Combined, both plans would channel $16 million into East Side and East Central
Charleston Mayor John Tecklenburg signs over 1.4 acres of land to the Charleston Housing Authority to be used in the development of affordable housing on June 30, 2017
A $12 million plan to fund improvements in Charleston’s East Side and East Central neighborhoods coupled with a proposed $20 million bond referendum this November could bolster affordable housing in areas of the city that need it the most.
Wednesday evening, Charleston City Council gave initial approval to a plan to raise $12 million in bonds, leveraging funds through a tax increment financing district to pay for infrastructure improvements in these communities. Although the list of projects has yet to be finalized, $10 million in improvements have been identified. Included among the currently proposed projects for the Cooper River Bridge TIF District are $1 million in improvements to Huger Street, $2 million to evaluate drainage in the area, $2.25 million to go toward revitalizing the St. Julian Devine Community Center on Cooper Street, $1 million for pedestrian and multimodal improvements, and $2 million for improvements to Singleton Park.

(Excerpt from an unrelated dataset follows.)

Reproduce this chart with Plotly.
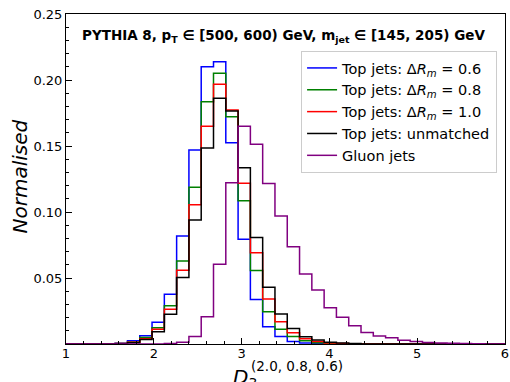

According to city spokesman Jack O’Toole, City Council also decided to allow plans to bolster affordable housing in the district. A public hearing is currently scheduled for Sept. 26 at the Gibbes Museum of Art, during which City Council will discuss the redevelopment projects to be included in the final plan.

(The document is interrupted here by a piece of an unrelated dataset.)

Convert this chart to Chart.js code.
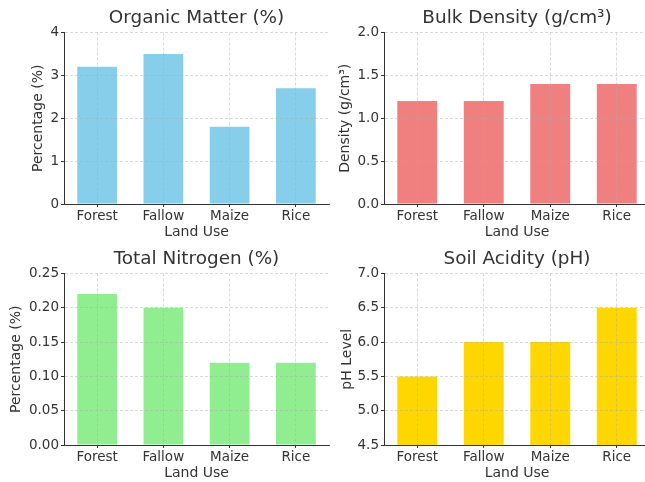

The possible inclusion of affordable housing improvements as a part of the $12 million bond spending provides another mechanism by which city officials can help increase housing opportunities for those being priced out of the community. In April, City Council gave initial approval to a resolution to include a $20 million bond referendum on the ballot in November. According to O’Toole, City Council must still vote to finalize the language on the referendum, but the voters will make the final decision on how best to increase affordability throughout the city.
“The city of Charleston like many cities across our nation is faced with the challenge of a shortage of rental and ownership housing affordable to persons of very low, low, and moderate incomes. Statistics show that the median price of a home in the city of Charleston is over $400,000,” reads the opening of the city’s proposed bond referendum allocation plan. “Affordable rents on average range from $975 to $1,189 per months, while market rate rents range in price from $1,250 to $1,800 in the Charleston community.”
Among the current list of proposed initiatives for spending the $20 million is the purchase and development of 1-3 acres of land on the peninsula. The estimated cost of this acquisition is set at $1.8 million, and the projected 100 housing units produced under this program would be targeted at those earning 30-120 percent of the area median income.
Approximately $9 million would be spent on developing and rehabilitating properties transferred to the city by local developers for use as affordable housing. This would include adding 60 affordable units in the Upper Peninsula, 270 in the Cooper River Bridge Redevelopment area, and 100 new units in West Ashley. If approved, this plan would funnel another $4 million into the Cooper River Bridge Redevelopment area, in addition to the $12 million in TIF funding.
Coupled with rental rehabilitation to blighted properties, the $20 million bond application plan proposal would add more than 800 estimated affordable units across the city.